Wahoo are often found in warm waters, typically in tropical and subtropical regions, near underwater structures like reefs, ledges, and drop-offs. They are also known to hang around floating debris or patches of sargassum seaweed, which attract smaller fish, their primary prey.
Wahoo are more active during low light periods such as early morning and late afternoon. However, they can be caught throughout the day.
Trolling is one of the most effective methods for catching wahoo. Use high-speed trolling lures or rigged baits that imitate flying fish, squid, or smaller fish. Wahoo are known for their fast strikes, so maintain a trolling speed of 6 to 12 knots. Chumming with chunks of baitfish can attract wahoo to your area. This can be particularly effective when fishing from a stationary position, like a boat anchored over a structure.

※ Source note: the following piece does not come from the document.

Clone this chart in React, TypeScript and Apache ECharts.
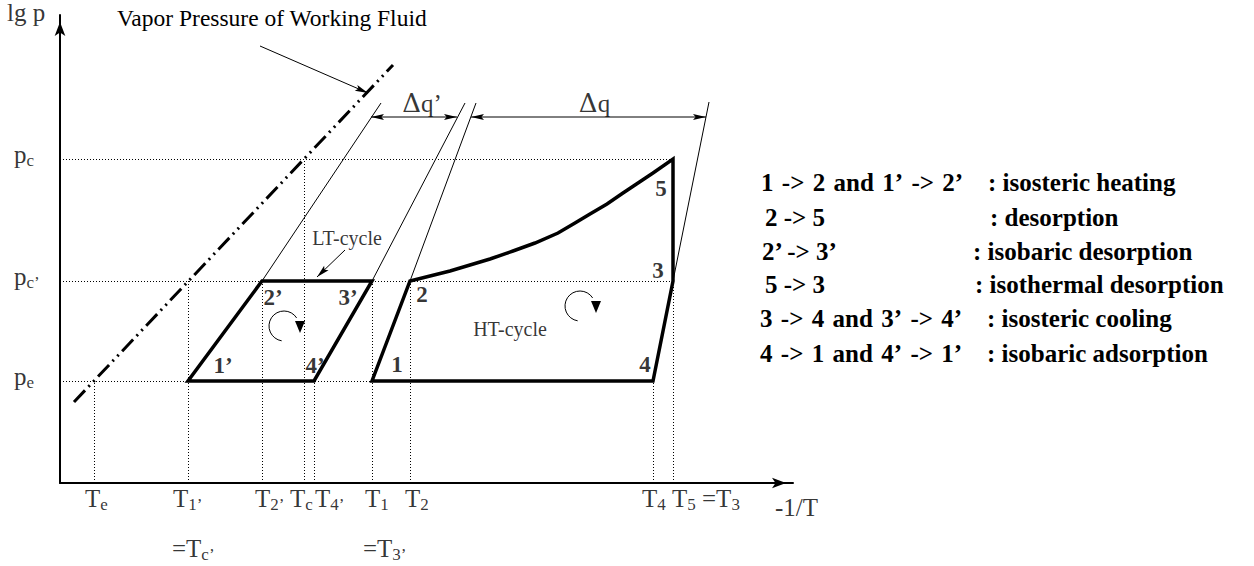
import { useEffect, useRef } from 'react';
import * as echarts from 'echarts';

// Axis extent in arbitrary units: x is -1/T, y is lg p
const xMax = 733;
const yMax = 468;

// Pressure levels p_c, p_c', p_e and how far their dotted guides run
const pressureLevels = [324, 202, 102];
const pressureNames = [['p', 'c'], ['p', 'c’'], ['p', 'e']];
const pressureGuideEnds = [613, 613, 312];

// Temperatures marked on the -1/T axis and the pressure each guide rises to
const tempValues = [34, 128, 202, 244, 254, 312, 350, 593, 613];
const tempNames = [
  ['T', 'e'], ['T', '1’'], ['T', '2’'], ['T', 'c'], ['T', '4’'],
  ['T', '1'], ['T', '2'], ['T', '4'], ['T', '5', ' =T', '3'],
];
const tempGuideTops = [102, 202, 202, 324, 102, 202, 202, 102, 202];
const tempEqualValues = [128, 312];
const tempEqualNames = [['=T', 'c’'], ['=T', '3’']];

// Vapour pressure line of the working fluid
const vaporLine = [[14, 81], [333, 418]];

// LT-cycle 1' -> 2' -> 3' -> 4'
const ltCycle = [[128, 102], [202, 202], [312, 202], [254, 102]];
// HT-cycle 1 -> 2 -> (desorption curve) -> 5 -> 3 -> 4
const htCycle = [
  [312, 102], [350, 202], [370, 207], [390, 212], [410, 218], [430, 224],
  [453, 232], [475, 240], [498, 250], [515, 260], [530, 269], [547, 279],
  [563, 290], [578, 300], [593, 310], [613, 324], [613, 202], [593, 102],
];

// Isosteres continued above the cycles
const isosteres = [
  [[202, 202], [321, 380]],
  [[312, 202], [405, 380]],
  [[350, 202], [416, 380]],
  [[613, 202], [649, 381]],
];

// Heat spans Δq' and Δq: [from, to, level]
const heatSpans = [[311, 397, 366], [411, 646, 366]];
const heatNames = ['q’', 'q'];

// State points of both cycles
const stateNames = ['1’', '2’', '3’', '4’', '1', '2', '3', '4', '5'];
const statePoints = [
  [128, 102], [202, 202], [312, 202], [254, 102],
  [312, 102], [350, 202], [613, 202], [593, 102], [613, 324],
];

// Cycle names and turning direction marks
const cycleNames = ['LT-cycle', 'HT-cycle'];
const cycleNamePoints = [[287, 245], [450, 154]];
const turnMarks = [[224, 157], [520, 177]];

// Pointer arrows: [x1, y1, x2, y2]
const pointers = [[200, 437, 308, 390], [285, 233, 257, 206]];

const fluidName = 'Vapor Pressure of Working Fluid';
// The long step names use slightly wider spaces (U+2004)
const stepNames = [
  '1\u2004->\u20042\u2004and\u20041’\u2004->\u20042’', '2 -> 5', '2’ -> 3’', '5 -> 3',
  '3\u2004->\u20044\u2004and\u20043’\u2004->\u20044’', '4\u2004->\u20041\u2004and\u20044’\u2004->\u20041’',
];
const stepKinds = [
  ': isosteric heating', ': desorption', ': isobaric desorption',
  ': isothermal desorption', ': isosteric cooling', ': isobaric adsorption',
];

// ---- layout and style ----
const FONT = 'Liberation Serif, Times New Roman, serif';
const BLACK = '#000';
const tickShift = [-9, -15, -7, -14, 1, -7, -5, -11, -1];
const equalShift = [-16, -9];
const stateShift = [
  [35, -16], [11, 16], [-24, 16], [1, -16],
  [25, -17], [12, 13], [-15, -11], [-8, -17], [-12, 29],
];
const heatShift = [8, 6];
const stepX = [761, 765, 762, 765, 760, 760];
const kindX = [988, 990, 973, 975, 987, 987];
const stepY = [182, 217, 251, 284, 318, 353];

const RICH: any = {
  m: { fontFamily: FONT, fontSize: 25, lineHeight: 30, color: BLACK },
  s: { fontFamily: FONT, fontSize: 17, lineHeight: 14, verticalAlign: 'bottom', color: BLACK },
  d: { fontFamily: 'DejaVu Serif, serif', fontSize: 26, color: BLACK },
  q: { fontFamily: FONT, fontSize: 25, color: BLACK },
};

function subText(parts: string[]) {
  let t = '';
  for (let k = 0; k < parts.length; k += 2) {
    t += `{m|${parts[k]}}`;
    if (parts[k + 1]) t += `{s|${parts[k + 1]}}`;
  }
  return t;
}

function arrowHead(tip: number[], from: number[], len: number, half: number) {
  const dx = tip[0] - from[0];
  const dy = tip[1] - from[1];
  const d = Math.hypot(dx, dy) || 1;
  const ux = dx / d;
  const uy = dy / d;
  const bx = tip[0] - ux * len;
  const by = tip[1] - uy * len;
  return {
    type: 'polygon',
    shape: {
      points: [
        [tip[0], tip[1]],
        [bx - uy * half, by + ux * half],
        [tip[0] - ux * len * 0.8, tip[1] - uy * len * 0.8],
        [bx + uy * half, by - ux * half],
      ],
    },
    style: { fill: BLACK },
  };
}

function textSeries(items: any[]) {
  return {
    type: 'scatter',
    silent: true,
    clip: false,
    symbolSize: 1,
    itemStyle: { color: 'rgba(0,0,0,0)' },
    z: 10,
    label: {
      show: true,
      position: 'inside',
      color: BLACK,
      fontFamily: FONT,
      verticalAlign: 'middle',
      formatter: (p: any) => p.name,
      rich: RICH,
    },
    data: items,
  };
}

// A free text line whose vertical centre sits at y
function textLine(text: string, x: number, y: number, size: number, weight: string) {
  return {
    text,
    left: x,
    top: y - 15,
    padding: 0,
    itemGap: 0,
    textStyle: { color: BLACK, fontFamily: FONT, fontSize: size, fontWeight: weight, lineHeight: 30 },
  };
}

function buildOption(): any {
  const axisCommon = {
    type: 'value',
    axisLine: {
      show: true,
      onZero: false,
      symbol: ['none', 'arrow'],
      symbolSize: [8, 14],
      symbolOffset: [0, -7],
      lineStyle: { color: BLACK, width: 2 },
    },
    axisTick: { show: false },
    axisLabel: { show: false },
    splitLine: { show: false },
  };

  const guideCoords = [
    ...pressureLevels.map((p, i) => [[0, p], [pressureGuideEnds[i], p]]),
    ...tempValues.map((t, i) => [[t, 0], [t, tempGuideTops[i]]]),
  ];

  const tickLabels = tempValues.map((x, i) => ({
    name: subText(tempNames[i]),
    value: [x, 0],
    label: { align: 'left', offset: [tickShift[i], 15] },
  }));
  const equalLabels = tempEqualValues.map((x, i) => ({
    name: subText(tempEqualNames[i]),
    value: [x, 0],
    label: { align: 'left', offset: [equalShift[i], 65] },
  }));
  const pressureLabels = pressureLevels.map((p, i) => ({
    name: subText(pressureNames[i]),
    value: [0, p],
    label: { align: 'left', offset: [-46, -5] },
  }));
  const axisNames = [
    { name: '{q|lg p}', value: [0, yMax], label: { align: 'left', offset: [-53, -3] } },
    { name: '{q|-1/T}', value: [xMax, 0], label: { align: 'left', offset: [-18, 24] } },
  ];
  const stateLabels = statePoints.map((pt, i) => ({
    name: stateNames[i],
    value: pt,
    label: { align: 'center', offset: stateShift[i], fontWeight: 'bold', fontSize: 23 },
  }));
  const heatLabels = heatSpans.map(([a, b, y], i) => ({
    name: `{d|Δ}{q|${heatNames[i]}}`,
    value: [(a + b) / 2, y],
    label: { align: 'center', offset: [heatShift[i], -14] },
  }));
  const cycleLabels = cycleNamePoints.map((pt, i) => ({
    name: cycleNames[i],
    value: pt,
    label: { align: 'center', fontSize: 20 },
  }));

  return {
    animation: false,
    backgroundColor: '#fff',
    textStyle: { fontFamily: FONT },
    title: [
      textLine(fluidName, 117, 18, 23.5, 'normal'),
      ...stepNames.map((t, i) => textLine(t, stepX[i], stepY[i], 25, 'bold')),
      ...stepKinds.map((t, i) => textLine(t, kindX[i], stepY[i], 25, 'bold')),
    ],
    grid: { left: 60, top: 15, width: 733, height: 468, containLabel: false, outerBoundsMode: 'none' },
    xAxis: { ...axisCommon, min: 0, max: xMax },
    yAxis: { ...axisCommon, min: 0, max: yMax },
    series: [
      {
        type: 'lines',
        coordinateSystem: 'cartesian2d',
        silent: true,
        z: 1,
        lineStyle: { color: BLACK, width: 1, type: [1, 2], opacity: 1 },
        data: guideCoords.map((c) => ({ coords: c })),
      },
      {
        type: 'lines',
        coordinateSystem: 'cartesian2d',
        silent: true,
        z: 2,
        lineStyle: { color: BLACK, width: 1, type: 'solid', opacity: 1 },
        data: isosteres.map((c) => ({ coords: c })),
      },
      {
        type: 'line',
        silent: true,
        z: 3,
        symbol: 'none',
        data: vaporLine,
        lineStyle: { color: BLACK, width: 3, type: [16, 5, 2, 5, 2, 5], cap: 'butt' },
      },
      {
        type: 'line',
        silent: true,
        z: 4,
        symbol: 'none',
        data: [...ltCycle, ltCycle[0], ltCycle[1]],
        lineStyle: { color: BLACK, width: 3.5, join: 'miter', cap: 'butt' },
      },
      {
        type: 'line',
        silent: true,
        z: 4,
        symbol: 'none',
        data: [...htCycle, htCycle[0], htCycle[1]],
        lineStyle: { color: BLACK, width: 3.5, join: 'miter', cap: 'butt' },
      },
      {
        type: 'custom',
        silent: true,
        z: 5,
        encode: { x: [0, 2], y: [1, 3] },
        data: heatSpans.map(([a, b, y]) => [a, y, b, y]),
        renderItem: (_params: any, api: any) => {
          const p1 = api.coord([api.value(0), api.value(1)]);
          const p2 = api.coord([api.value(2), api.value(3)]);
          return {
            type: 'group',
            children: [
              { type: 'line', shape: { x1: p1[0], y1: p1[1], x2: p2[0], y2: p2[1] }, style: { stroke: BLACK, lineWidth: 1 } },
              arrowHead(p1, p2, 13, 3),
              arrowHead(p2, p1, 13, 3),
            ],
          };
        },
      },
      {
        type: 'custom',
        silent: true,
        z: 5,
        encode: { x: [0, 2], y: [1, 3] },
        data: pointers,
        renderItem: (_params: any, api: any) => {
          const p1 = api.coord([api.value(0), api.value(1)]);
          const p2 = api.coord([api.value(2), api.value(3)]);
          return {
            type: 'group',
            children: [
              { type: 'line', shape: { x1: p1[0], y1: p1[1], x2: p2[0], y2: p2[1] }, style: { stroke: BLACK, lineWidth: 1 } },
              arrowHead(p2, p1, 13, 3.2),
            ],
          };
        },
      },
      {
        type: 'custom',
        silent: true,
        z: 5,
        data: turnMarks,
        renderItem: (_params: any, api: any) => {
          const c = api.coord([api.value(0), api.value(1)]);
          const r = 15;
          return {
            type: 'group',
            children: [
              {
                type: 'arc',
                shape: { cx: c[0], cy: c[1], r, startAngle: Math.PI * 0.55, endAngle: Math.PI * 1.82, clockwise: true },
                style: { stroke: BLACK, lineWidth: 1, fill: 'none' },
              },
              {
                type: 'polygon',
                shape: { points: [[c[0] + 11, c[1] - 5], [c[0] + 21, c[1] - 5], [c[0] + 16, c[1] + 7]] },
                style: { fill: BLACK },
              },
            ],
          };
        },
      },
      textSeries(tickLabels),
      textSeries(equalLabels),
      textSeries(pressureLabels),
      textSeries(axisNames),
      textSeries(stateLabels),
      textSeries(heatLabels),
      textSeries(cycleLabels),
    ],
  };
}

export default function App() {
  const ref = useRef<HTMLDivElement>(null);
  useEffect(() => {
    if (!ref.current) return;
    const chart = echarts.init(ref.current, null, { renderer: 'svg' });
    chart.setOption(buildOption());
    return () => chart.dispose();
  }, []);
  return (
    <div
      ref={ref}
      style={{ position: 'fixed', left: 0, top: 0, width: 1254, height: 566, background: '#fff' }}
    />
  );
}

When you get a strike, let the wahoo take some line initially to avoid pulling the hook out of its mouth. Once the fish settles into its run, engage the reel and start reeling. Be prepared for fast and powerful runs, as wahoo are known for their speed and agility. Wahoo have sharp teeth and strong jaws. Use caution when handling them, and consider using a de-hooking tool or gloves to protect yourself.